No caso de Jesus ele quebrou inúmeros preconceitos judaicos ao se relacionar com mulheres através de profundas conversas teológicas, como foi o caso da samaritana, Marta e Maria, a mulher cananeia, a mulher do fluxo de sangue e outras mais. Alguém indaga: “Por que Ele não colocou mulheres no grupo dos doze apóstolos”? Para a missão que tinha e no contexto social onde se encontrava não seria um perigo a figura feminina num grupo só de homens? Eles percorriam cidades e aldeias em viagens constantes. O que diria o povo vendo uma ou duas mulheres junto ao grupo de homens, retirando-se para um lugar de descanso ou de oração? Isso é uma questão de prudência. Jesus pensou na preservação moral da mulher ao não incluir num grupo viajante.
Lembremos da juíza Débora que exercia liderança política, militar, civil e religiosa. (Juízes 4) Ou Hulda, a profetiza (2 Reis 22.14) que agiu ao mesmo tempo de Jeremias e Sofonias? Não era o caso de não haver homens para a função, mas é forte indicação de que nesse período da história de Israel era difícil o preconceito contra a mulher profetisa. E, Ester, a rainha que salvou seu povo? É claro que não são muitas as mulheres na Bíblia que exerceram cargos-chave de liderança. Mas temos exemplos suficientes para entender que Deus usa as pessoas de acordo com a disponibilidade de cada uma.
O texto de 1 Coríntios 12.1-11 sobre os dons espirituais não faz classificação como dons para homens e dons para mulheres. O coração do texto é que o responsável pela distribuição é o Espírito Santo e tudo é feito para o bem comum (v.7). Além disso, o Espirito tem liberdade de distribuir dons a quem quer que seja (v.11). Não estamos nós impedindo a ação do Espírito apoiados numa mesa sem pernas chamada preconceito ou machismo? Quando Paulo escreve aos gálatas fala “Não há judeu nem grego; não há judeu nem grego; não há escravo nem livre, não há homem nem mulher; porque todos vós sois um em Cristo Jesus”. (Gal.3.28) Paulo derruba as três maiores barreiras da sociedade humana: racial, social e sexual.

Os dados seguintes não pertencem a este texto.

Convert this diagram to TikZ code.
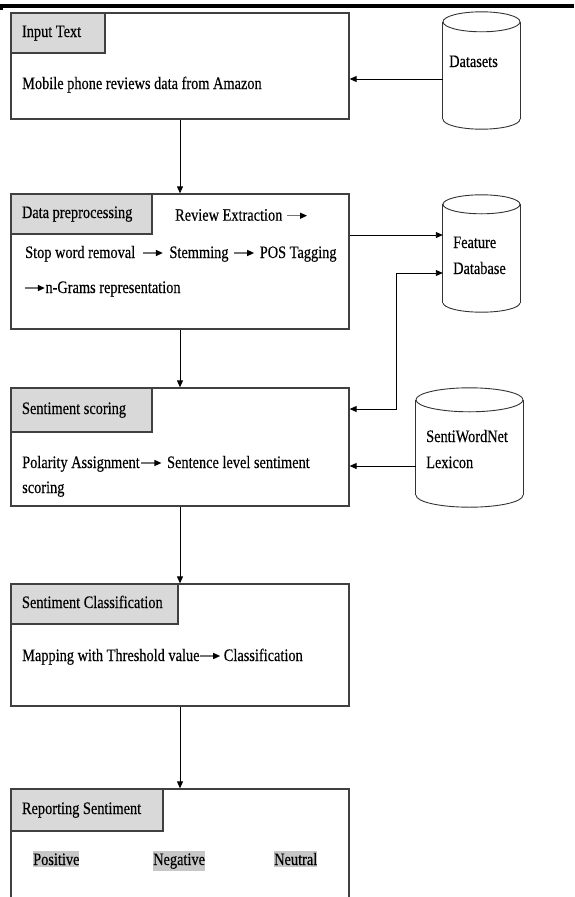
\documentclass[tikz,border=0pt]{standalone}
\usepackage{fontspec}
\setmainfont[FakeStretch=0.82, FakeBold=0.3]{Liberation Serif}
\usepackage{tikz}
\usetikzlibrary{arrows.meta,calc}

\tikzset{
  stage/.style={draw=black!75, line width=1.3pt, minimum width=338pt, inner sep=0pt},
  headtab/.style={draw=black!75, line width=1.3pt, fill=black!15, anchor=north west,
    inner xsep=11pt, inner ysep=0pt, align=flush left, text height=11pt, text depth=3pt},
  drum/.style={inner sep=0pt},
  drumline/.style={draw=black!80, line width=0.9pt},
  flow/.style={-{Triangle[length=7pt,width=6pt]}, line width=0.9pt},
  bodytext/.style={anchor=base west, inner sep=0pt},
  hltext/.style={anchor=base west, inner xsep=0pt, inner ysep=2pt, fill=black!22}
}
\newcommand{\stepto}{\tikz[baseline={(0pt,-5pt)}]\draw[line width=1.3pt, black!55,
  -{Triangle[length=7pt,width=6pt,black]}] (0pt,0pt) -- (20pt,0pt);}
% #1 node, #2 half width, #3 ellipse half height
\newcommand{\drawdrum}[3]{%
  \draw[drumline] let \p1=(#1.north), \p2=(#1.south) in
    (\x2,\y2+#3pt) ellipse [x radius=#2pt, y radius=#3pt];
  \fill[white] let \p1=(#1.north west), \p2=(#1.south east) in
    (\x1,\y2+#3pt) rectangle (\x2,\y1-#3pt);
  \draw[drumline] let \p1=(#1.north west), \p2=(#1.south east) in
    (\x1,\y2+#3pt) -- (\x1,\y1-#3pt) (\x2,\y2+#3pt) -- (\x2,\y1-#3pt);
  \draw[drumline] let \p1=(#1.north) in
    (\x1,\y1-#3pt) ellipse [x radius=#2pt, y radius=#3pt];
}

\begin{document}
\begin{tikzpicture}[x=1pt, y=-1pt, font=\fontsize{17.5}{20}\selectfont]
    \clip (0,0) rectangle (574,897);
    \fill[white] (0,0) rectangle (574,897);
    \fill[black] (0,3.5) rectangle (574,7.5);
    \fill[black] (0,7) rectangle (3,10);

    \node[stage, minimum height=106pt] (input) at (180,66) {};
    \node[headtab, text width=72pt, minimum height=40pt] (inputtab) at (input.north west) {Input Text};
    \node[bodytext] (inputtxt) at (22,89) {Mobile phone reviews data from Amazon};

    \node[stage, minimum height=135pt] (prep) at (180,261.5) {};
    \node[headtab, text width=119pt, minimum height=40pt] (preptab) at (prep.north west) {Data preprocessing};
    \node[bodytext] (preptxta) at (175,220.7) {Review Extraction\hspace{4pt}\stepto};
    \node[bodytext] (preptxtb) at (25,258) {Stop word removal\hspace{7pt}\stepto\hspace{6pt}Stemming\hspace{5pt}\stepto\hspace{5pt}POS Tagging};
    \node[bodytext] (preptxtc) at (24,293) {\stepto n-Grams representation};

    \node[stage, minimum height=118pt] (score) at (180,447) {};
    \node[headtab, text width=119pt, minimum height=44pt] (scoretab) at (score.north west) {Sentiment scoring};
    \node[bodytext] (scoretxta) at (22,468) {Polarity Assignment\hspace{1pt}\stepto\hspace{5pt}Sentence level sentiment};
    \node[bodytext] (scoretxtb) at (22,493) {scoring};

    \node[stage, minimum height=122pt] (classify) at (180,645) {};
    \node[headtab, text width=145pt, minimum height=40pt] (classifytab) at (classify.north west) {Sentiment Classification};
    \node[bodytext] (classifytxt) at (22,661) {Mapping with Threshold value\stepto\hspace{3pt}Classification};

    \node[stage, minimum height=130pt] (report) at (180,854) {};
    \node[headtab, text width=130pt, minimum height=42pt] (reporttab) at (report.north west) {Reporting Sentiment};
    \node[hltext] (pos) at (33,865) {Positive};
    \node[hltext] (neg) at (153,865) {Negative};
    \node[hltext] (neu) at (274,865) {Neutral};

    \node[drum, minimum width=77pt, minimum height=117pt] (dsdb) at (481.5,70.5) {};
    \drawdrum{dsdb}{38.5}{10}
    \node[bodytext] (dsdbtxt) at (449,67) {Datasets};
    \node[drum, minimum width=77pt, minimum height=117pt] (featdb) at (481.5,253.5) {};
    \drawdrum{featdb}{38.5}{9.5}
    \node[bodytext] (featdbtxta) at (453,248) {Feature};
    \node[bodytext] (featdbtxtb) at (453,274) {Database};
    \node[drum, minimum width=107pt, minimum height=119pt] (swn) at (469.5,447.5) {};
    \drawdrum{swn}{53.5}{12}
    \node[bodytext] (swntxta) at (426,442) {SentiWordNet};
    \node[bodytext] (swntxtb) at (426,468) {Lexicon};

    \coordinate (fdbtap) at (396,273);

    \draw[flow] (input.south) -- (prep.north);
    \draw[flow] (prep.south) -- (score.north);
    \draw[flow] (score.south) -- (classify.north);
    \draw[flow] (classify.south) -- (report.north);
    \draw[flow] ([yshift=-8.5pt]dsdb.west) -- ([yshift=-8.5pt]dsdb.west -| input.east);
    \draw[flow] ([yshift=18.5pt]featdb.west -| prep.east) -- ([yshift=18.5pt]featdb.west);
    \draw[flow, {Triangle[length=7pt,width=6pt]}-{Triangle[length=7pt,width=6pt]}]
      ([yshift=38pt]score.east) -| (fdbtap) -- (fdbtap -| featdb.west);
    \draw[flow] ([yshift=-18.5pt]swn.west) -- ([yshift=-18.5pt]swn.west -| score.east);
\end{tikzpicture}
\end{document}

Ouvindo várias mulheres sobre o assunto descobrimos que poucas delas entendem que há trabalhos específicos para homem e mulher. A maioria, no entanto, concorda que Deus usa as pessoas segundo a disponibilidade de cada uma. Deus precisa de pessoas prontas para o trabalho. Ele depende de nossa disposição. Isso não implica em ser homem ou mulher, nacional ou estrangeiro, branco, negro ou asiático. O importante é ter consciência de que o servir a Deus não é uma disputa de competência masculina ou feminina, nem luta pelo poder para saber quem manda e quem obedece, nem mesmo o levantar de uma bandeira feminista a favor da mulher e seu espaço. Não é essa a nossa proposta, pois servir a Deus está além dessas manifestações humanas e mesquinhas. Servir a Deus é torná-lo acessível ao outro. É sermos canais da sua Graça, para abençoar o próximo. Portanto, em matéria de liderança na igreja, o mais importante não deve ser a que sexo pertence o líder, mas como o nome de Deus está sendo glorificado através de sua liderança.
• Nancy Gonçalves Dusilek é membro da Academia Evangélica de Letras do Brasil, autora de Mulher sem nome, O grito das incluídas e Descobrindo e capacitando líderes, entre outros.
Nota: Artigo publicado originalmente na MCHoje em 1990.